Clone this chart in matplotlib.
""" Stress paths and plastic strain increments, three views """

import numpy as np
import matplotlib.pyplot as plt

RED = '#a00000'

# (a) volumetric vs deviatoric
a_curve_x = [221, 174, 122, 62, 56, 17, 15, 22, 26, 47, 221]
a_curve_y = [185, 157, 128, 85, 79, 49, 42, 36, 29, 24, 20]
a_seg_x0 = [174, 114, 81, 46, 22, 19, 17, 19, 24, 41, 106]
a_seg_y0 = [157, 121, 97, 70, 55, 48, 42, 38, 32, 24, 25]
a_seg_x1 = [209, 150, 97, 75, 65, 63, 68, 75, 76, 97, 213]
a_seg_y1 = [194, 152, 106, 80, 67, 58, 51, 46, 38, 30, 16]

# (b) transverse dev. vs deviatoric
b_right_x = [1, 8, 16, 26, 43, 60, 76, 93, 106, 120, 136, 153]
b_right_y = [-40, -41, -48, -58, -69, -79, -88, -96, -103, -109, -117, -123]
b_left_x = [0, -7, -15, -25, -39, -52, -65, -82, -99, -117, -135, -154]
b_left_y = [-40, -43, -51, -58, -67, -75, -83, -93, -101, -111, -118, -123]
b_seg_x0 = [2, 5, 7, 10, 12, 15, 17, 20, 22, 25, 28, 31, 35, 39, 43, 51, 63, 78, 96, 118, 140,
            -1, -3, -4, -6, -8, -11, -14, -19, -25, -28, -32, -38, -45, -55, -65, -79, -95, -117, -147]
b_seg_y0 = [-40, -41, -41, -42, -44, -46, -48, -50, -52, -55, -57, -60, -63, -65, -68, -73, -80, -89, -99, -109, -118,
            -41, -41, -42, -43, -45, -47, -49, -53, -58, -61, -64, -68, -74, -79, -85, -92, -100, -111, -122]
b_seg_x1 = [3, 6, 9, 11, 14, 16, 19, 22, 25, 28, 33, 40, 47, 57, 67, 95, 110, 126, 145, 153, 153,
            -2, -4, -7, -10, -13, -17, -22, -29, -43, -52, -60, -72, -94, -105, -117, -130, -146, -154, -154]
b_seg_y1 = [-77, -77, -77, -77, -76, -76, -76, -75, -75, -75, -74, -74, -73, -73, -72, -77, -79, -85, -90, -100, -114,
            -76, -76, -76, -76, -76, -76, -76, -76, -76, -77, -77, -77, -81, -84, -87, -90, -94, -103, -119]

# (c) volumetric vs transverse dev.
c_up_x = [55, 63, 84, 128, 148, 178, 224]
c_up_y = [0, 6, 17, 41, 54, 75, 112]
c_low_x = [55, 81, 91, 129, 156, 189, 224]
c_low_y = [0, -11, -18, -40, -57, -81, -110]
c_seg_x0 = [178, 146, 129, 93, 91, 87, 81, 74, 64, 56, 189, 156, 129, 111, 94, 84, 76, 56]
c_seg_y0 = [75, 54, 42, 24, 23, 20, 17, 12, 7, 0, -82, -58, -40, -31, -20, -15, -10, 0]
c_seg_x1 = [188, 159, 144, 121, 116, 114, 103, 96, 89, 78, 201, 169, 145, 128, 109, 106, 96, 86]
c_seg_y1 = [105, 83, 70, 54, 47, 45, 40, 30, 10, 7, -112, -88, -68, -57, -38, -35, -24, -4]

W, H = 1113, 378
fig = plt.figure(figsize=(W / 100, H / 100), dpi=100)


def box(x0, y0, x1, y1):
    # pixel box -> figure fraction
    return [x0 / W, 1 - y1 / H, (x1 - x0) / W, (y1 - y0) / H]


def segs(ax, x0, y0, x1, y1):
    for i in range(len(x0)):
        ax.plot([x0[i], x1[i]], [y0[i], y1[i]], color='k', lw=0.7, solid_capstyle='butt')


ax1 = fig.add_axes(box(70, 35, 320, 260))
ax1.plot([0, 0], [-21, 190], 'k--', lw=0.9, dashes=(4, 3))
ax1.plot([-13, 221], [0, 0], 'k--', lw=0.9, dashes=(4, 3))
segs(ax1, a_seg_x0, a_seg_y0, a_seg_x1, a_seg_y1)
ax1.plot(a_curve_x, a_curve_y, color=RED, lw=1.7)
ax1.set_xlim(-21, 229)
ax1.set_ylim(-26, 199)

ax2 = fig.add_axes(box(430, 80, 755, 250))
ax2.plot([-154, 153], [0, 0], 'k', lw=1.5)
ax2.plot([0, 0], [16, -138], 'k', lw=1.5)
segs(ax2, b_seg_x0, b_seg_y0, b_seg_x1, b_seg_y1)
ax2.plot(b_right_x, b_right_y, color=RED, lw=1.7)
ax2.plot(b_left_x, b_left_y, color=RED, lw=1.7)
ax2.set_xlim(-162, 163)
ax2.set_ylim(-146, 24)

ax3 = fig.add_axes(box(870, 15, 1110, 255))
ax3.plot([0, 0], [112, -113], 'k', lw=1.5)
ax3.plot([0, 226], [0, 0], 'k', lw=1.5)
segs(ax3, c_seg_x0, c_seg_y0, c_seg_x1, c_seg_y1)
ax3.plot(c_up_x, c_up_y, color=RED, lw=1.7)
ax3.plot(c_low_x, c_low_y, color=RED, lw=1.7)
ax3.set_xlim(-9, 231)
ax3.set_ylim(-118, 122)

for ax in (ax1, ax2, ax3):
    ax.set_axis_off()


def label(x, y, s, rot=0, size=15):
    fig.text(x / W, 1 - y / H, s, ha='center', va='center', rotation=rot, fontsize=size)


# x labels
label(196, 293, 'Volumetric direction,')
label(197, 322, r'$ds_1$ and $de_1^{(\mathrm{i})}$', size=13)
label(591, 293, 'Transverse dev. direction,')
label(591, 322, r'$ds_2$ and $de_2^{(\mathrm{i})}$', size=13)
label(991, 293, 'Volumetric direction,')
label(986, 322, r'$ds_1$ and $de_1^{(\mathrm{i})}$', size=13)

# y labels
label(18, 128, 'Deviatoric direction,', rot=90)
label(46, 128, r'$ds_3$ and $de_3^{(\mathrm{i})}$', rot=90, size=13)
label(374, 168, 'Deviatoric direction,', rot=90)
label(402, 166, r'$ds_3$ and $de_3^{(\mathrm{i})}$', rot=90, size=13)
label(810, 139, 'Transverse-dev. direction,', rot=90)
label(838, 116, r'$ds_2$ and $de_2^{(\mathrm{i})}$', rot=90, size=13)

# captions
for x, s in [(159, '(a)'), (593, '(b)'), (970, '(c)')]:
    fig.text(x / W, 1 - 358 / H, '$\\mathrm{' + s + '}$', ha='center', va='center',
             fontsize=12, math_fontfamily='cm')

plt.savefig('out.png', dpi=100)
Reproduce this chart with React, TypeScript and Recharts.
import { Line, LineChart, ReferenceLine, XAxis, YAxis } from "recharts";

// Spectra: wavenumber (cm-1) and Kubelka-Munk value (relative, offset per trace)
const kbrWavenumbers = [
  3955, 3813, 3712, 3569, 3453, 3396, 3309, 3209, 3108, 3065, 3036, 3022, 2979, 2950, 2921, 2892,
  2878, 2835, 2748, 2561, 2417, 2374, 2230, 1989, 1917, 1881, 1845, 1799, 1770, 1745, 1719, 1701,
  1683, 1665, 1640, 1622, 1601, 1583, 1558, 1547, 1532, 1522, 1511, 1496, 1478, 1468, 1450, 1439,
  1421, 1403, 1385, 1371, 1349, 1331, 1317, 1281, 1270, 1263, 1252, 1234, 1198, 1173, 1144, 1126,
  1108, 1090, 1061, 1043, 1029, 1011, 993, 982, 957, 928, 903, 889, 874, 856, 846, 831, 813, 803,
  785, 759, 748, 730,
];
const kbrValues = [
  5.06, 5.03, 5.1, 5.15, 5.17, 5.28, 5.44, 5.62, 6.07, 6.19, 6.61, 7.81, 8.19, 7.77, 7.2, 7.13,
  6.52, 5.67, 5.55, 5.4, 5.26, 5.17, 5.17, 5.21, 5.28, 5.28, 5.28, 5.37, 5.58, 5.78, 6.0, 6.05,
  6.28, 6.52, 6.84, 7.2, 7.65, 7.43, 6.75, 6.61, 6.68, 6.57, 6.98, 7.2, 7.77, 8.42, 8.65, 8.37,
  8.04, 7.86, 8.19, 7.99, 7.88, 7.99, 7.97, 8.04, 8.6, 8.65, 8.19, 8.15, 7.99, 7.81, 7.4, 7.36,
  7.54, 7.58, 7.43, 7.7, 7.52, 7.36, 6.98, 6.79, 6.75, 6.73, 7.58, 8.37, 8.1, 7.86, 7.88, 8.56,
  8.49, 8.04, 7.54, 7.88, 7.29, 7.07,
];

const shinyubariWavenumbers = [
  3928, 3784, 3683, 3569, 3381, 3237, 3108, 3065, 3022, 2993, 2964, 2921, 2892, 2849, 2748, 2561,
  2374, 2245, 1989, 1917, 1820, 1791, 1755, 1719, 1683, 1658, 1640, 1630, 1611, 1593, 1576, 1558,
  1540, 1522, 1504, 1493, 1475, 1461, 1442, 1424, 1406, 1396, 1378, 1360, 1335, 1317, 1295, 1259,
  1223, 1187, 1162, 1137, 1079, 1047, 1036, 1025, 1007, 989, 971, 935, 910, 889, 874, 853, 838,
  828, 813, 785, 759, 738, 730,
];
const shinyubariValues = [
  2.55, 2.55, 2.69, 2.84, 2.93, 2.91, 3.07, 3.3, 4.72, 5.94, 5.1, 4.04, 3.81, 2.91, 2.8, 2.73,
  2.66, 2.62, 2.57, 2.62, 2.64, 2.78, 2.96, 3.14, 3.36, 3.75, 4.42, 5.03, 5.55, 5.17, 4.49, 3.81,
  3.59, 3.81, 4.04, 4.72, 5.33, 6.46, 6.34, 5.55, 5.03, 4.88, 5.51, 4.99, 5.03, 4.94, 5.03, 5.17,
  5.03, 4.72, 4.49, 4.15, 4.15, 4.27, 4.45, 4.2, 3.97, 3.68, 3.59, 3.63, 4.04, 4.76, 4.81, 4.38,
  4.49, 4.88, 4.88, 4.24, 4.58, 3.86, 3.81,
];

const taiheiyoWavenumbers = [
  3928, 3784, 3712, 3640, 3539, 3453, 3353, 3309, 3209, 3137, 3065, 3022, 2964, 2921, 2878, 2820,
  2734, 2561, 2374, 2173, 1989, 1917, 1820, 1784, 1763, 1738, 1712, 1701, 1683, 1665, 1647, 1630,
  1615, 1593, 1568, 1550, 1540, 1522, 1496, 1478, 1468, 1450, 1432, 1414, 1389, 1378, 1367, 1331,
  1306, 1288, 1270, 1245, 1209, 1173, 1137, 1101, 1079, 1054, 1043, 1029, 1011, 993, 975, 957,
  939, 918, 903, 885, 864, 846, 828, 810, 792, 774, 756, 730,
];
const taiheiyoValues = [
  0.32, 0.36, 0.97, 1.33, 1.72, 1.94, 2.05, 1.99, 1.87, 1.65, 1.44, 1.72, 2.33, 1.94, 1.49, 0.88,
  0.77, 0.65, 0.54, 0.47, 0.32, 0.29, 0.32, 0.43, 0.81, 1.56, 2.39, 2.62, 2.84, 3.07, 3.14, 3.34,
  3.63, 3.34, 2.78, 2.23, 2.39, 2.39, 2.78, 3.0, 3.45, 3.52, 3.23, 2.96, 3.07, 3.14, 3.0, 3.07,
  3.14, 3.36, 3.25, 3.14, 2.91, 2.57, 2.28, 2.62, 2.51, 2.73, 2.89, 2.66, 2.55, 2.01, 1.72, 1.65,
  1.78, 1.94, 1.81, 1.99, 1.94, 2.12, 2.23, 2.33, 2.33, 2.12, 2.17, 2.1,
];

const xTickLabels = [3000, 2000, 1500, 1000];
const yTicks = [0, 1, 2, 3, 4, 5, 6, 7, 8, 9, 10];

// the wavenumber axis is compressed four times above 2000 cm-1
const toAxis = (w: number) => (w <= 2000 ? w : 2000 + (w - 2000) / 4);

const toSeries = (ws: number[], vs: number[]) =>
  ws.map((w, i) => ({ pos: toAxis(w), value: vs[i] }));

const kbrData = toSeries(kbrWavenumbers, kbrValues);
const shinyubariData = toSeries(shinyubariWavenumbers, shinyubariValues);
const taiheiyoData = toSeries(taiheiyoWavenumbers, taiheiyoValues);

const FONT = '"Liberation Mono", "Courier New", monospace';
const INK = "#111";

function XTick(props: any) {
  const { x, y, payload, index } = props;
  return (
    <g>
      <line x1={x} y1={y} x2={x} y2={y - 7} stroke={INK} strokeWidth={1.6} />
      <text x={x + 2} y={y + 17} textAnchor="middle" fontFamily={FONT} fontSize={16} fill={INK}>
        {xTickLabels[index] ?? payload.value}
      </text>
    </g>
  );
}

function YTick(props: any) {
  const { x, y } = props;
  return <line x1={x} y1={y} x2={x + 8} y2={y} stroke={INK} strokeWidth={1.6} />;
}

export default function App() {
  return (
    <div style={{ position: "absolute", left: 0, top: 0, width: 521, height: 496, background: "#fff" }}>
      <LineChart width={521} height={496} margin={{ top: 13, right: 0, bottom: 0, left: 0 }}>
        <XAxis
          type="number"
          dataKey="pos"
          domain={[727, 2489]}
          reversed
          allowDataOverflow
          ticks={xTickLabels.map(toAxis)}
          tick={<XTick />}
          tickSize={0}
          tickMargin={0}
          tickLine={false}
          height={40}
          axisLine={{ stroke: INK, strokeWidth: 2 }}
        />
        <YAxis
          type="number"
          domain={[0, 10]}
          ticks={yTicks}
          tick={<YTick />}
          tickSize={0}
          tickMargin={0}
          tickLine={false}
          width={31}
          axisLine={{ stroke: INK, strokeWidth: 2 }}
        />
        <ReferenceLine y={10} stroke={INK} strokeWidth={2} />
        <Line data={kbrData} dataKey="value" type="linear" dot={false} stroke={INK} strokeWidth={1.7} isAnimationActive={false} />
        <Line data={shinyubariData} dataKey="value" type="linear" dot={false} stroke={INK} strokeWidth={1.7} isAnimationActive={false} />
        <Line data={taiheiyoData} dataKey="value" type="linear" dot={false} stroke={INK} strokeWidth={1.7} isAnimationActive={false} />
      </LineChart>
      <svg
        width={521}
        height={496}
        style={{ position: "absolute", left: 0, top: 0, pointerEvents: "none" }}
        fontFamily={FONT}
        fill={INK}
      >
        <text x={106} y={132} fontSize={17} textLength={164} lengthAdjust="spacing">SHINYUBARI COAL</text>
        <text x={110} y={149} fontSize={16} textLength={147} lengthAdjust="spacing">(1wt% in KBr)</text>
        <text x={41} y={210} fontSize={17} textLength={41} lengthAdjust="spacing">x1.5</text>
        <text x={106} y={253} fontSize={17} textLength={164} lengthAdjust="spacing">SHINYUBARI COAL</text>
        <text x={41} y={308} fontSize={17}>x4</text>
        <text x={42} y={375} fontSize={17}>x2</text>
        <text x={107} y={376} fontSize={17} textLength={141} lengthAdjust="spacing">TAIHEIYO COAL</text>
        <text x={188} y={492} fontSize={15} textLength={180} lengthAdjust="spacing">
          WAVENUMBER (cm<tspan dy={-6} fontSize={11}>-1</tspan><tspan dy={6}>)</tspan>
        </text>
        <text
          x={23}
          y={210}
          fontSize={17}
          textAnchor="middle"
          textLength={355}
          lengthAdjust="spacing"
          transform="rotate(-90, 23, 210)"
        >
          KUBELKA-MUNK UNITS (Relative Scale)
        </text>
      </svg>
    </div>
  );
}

* _EXERCISE INSTRUCTIONS_
Return, word for word, every line from the top of the entries down to the line that holds "38, 30, 16]", both included.

* _COMPLETE ANSWER_
Clone this chart in matplotlib.
""" Stress paths and plastic strain increments, three views """

import numpy as np
import matplotlib.pyplot as plt

RED = '#a00000'

# (a) volumetric vs deviatoric
a_curve_x = [221, 174, 122, 62, 56, 17, 15, 22, 26, 47, 221]
a_curve_y = [185, 157, 128, 85, 79, 49, 42, 36, 29, 24, 20]
a_seg_x0 = [174, 114, 81, 46, 22, 19, 17, 19, 24, 41, 106]
a_seg_y0 = [157, 121, 97, 70, 55, 48, 42, 38, 32, 24, 25]
a_seg_x1 = [209, 150, 97, 75, 65, 63, 68, 75, 76, 97, 213]
a_seg_y1 = [194, 152, 106, 80, 67, 58, 51, 46, 38, 30, 16]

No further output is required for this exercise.